As I investigated the other injuries I have had, I began to realize that most of them are the result of nutritional and emotional imbalance, all of which can be traced back to self sabotage that I enacted in order to fit into my perception of what I was supposed to look like as a woman, and certainly as a female dancer.

One reason I create work inspired by historic artists is to analyze the relationship between art and culture, both what has changed and what has remained the same.  Saint Phalle was cruelly objectified and not taken seriously as a woman artist in the 1960s.  While the waves of feminism continue to beat on the shore of misogyny, we still live in a culture that does not provide equal pay for equal work, expectations are extremely different for boys and girls, and women’s work is often reduced to how they look doing it.

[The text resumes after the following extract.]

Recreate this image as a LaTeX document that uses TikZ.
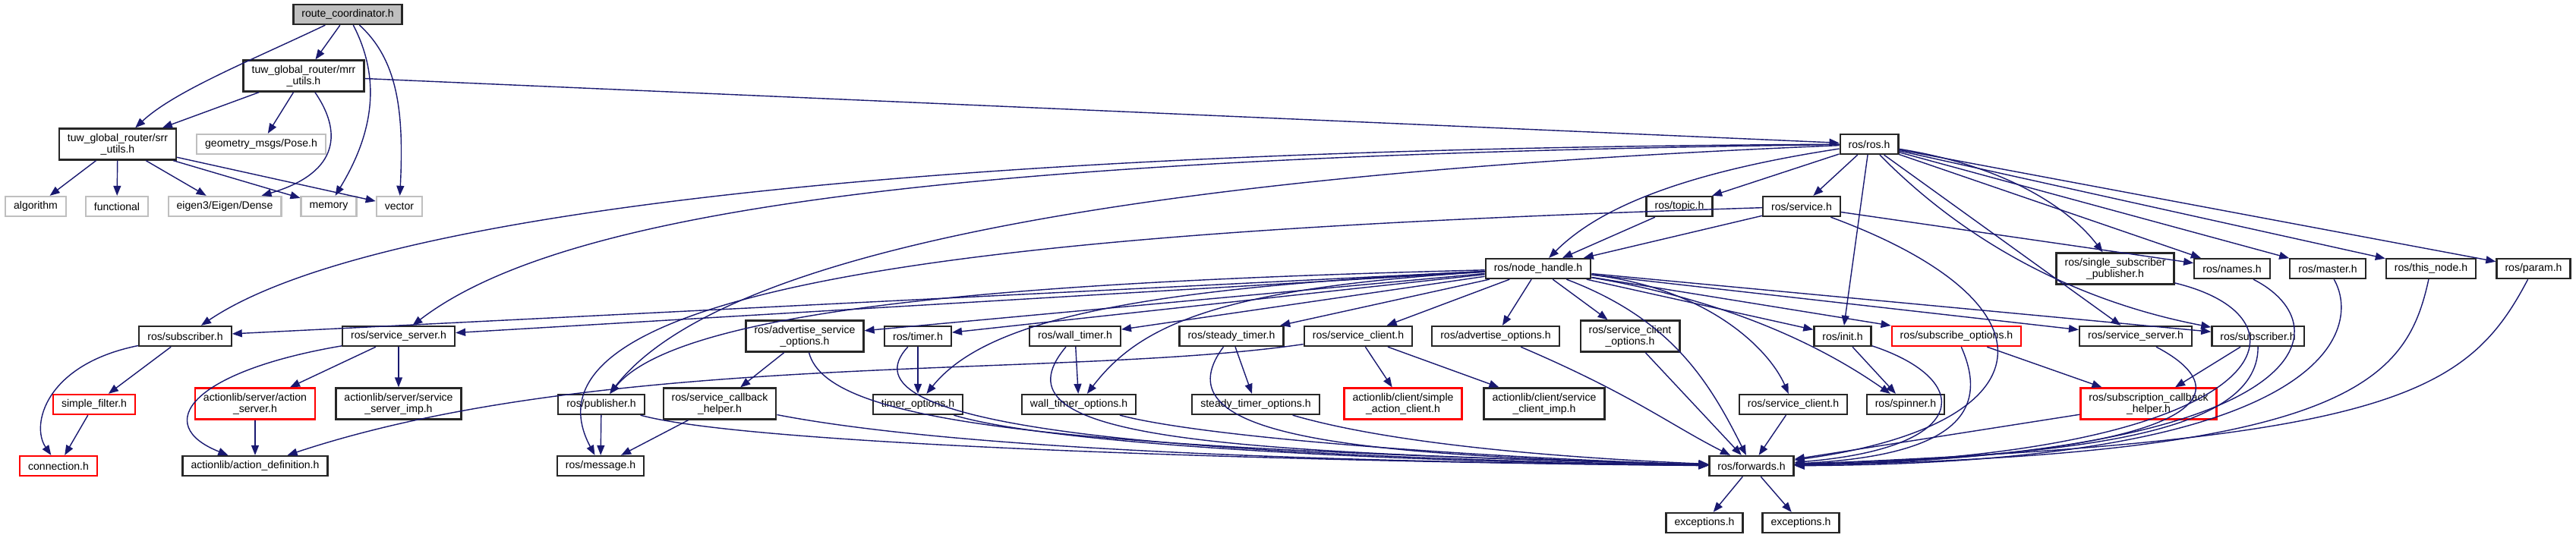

In dance, misogyny is so inherent in classical aesthetics that it is almost invisible. *  The history of ballet costumes is about the increasing reveal of women’s legs and point shoes make women unable to stand on their own resulting in the continuous, literal manipulation of women by men in classical dance.   That’s what we expect when we go to the ballet.  Even Martha Graham, with her incredible cast of female heroines also established a theatrical aesthetic in which thick make-up and pounds of fake hair have become an essential component of the female character’s strength.  As a dancer in the Bill T Jones/ Arnie Zane Dance Company I was valued for what made me masculine; broad shoulders, height, and I had a shaved head when I joined the company.  I am a tomboy, but it was confusing from age 19-28 to be told in so many ways by my mentor that I would be more valuable if I were a man.

I’ve been creating my own work for many years, wrestling with my love of classical lines, technical virtuosity, and feminism.  I believe that as an artist I have a responsibility to make work that actively participates in creating the kind of cultural dialogue I want to live in.  My love of beauty and my desire to be an activist often feel as though they are in conflict.  Ready, Aim… was born out of that tension.

Dance is an incredible language to speak about the amorphous, dynamic, multi-faceted experience of being human.  But there are some subjects better addressed directly.  The pain in my knee enforced a monologue rather than a movement study, but as soon as I opened my mouth I realized how much I had to say.  I thought that being a target would be painful, but instead it fed my fire.  I thank all of the audiences for their active involvement.

Someone asked me if I “wrote” Ready, Aim… I didn’t.  I uncovered it.  What makes it funny is that it’s so true.


* This was the subject of my MFA, so I’ve written numerous papers on the subject. This paragraph is a gross over simplification- it’s a blog so I’m trying to get to the point.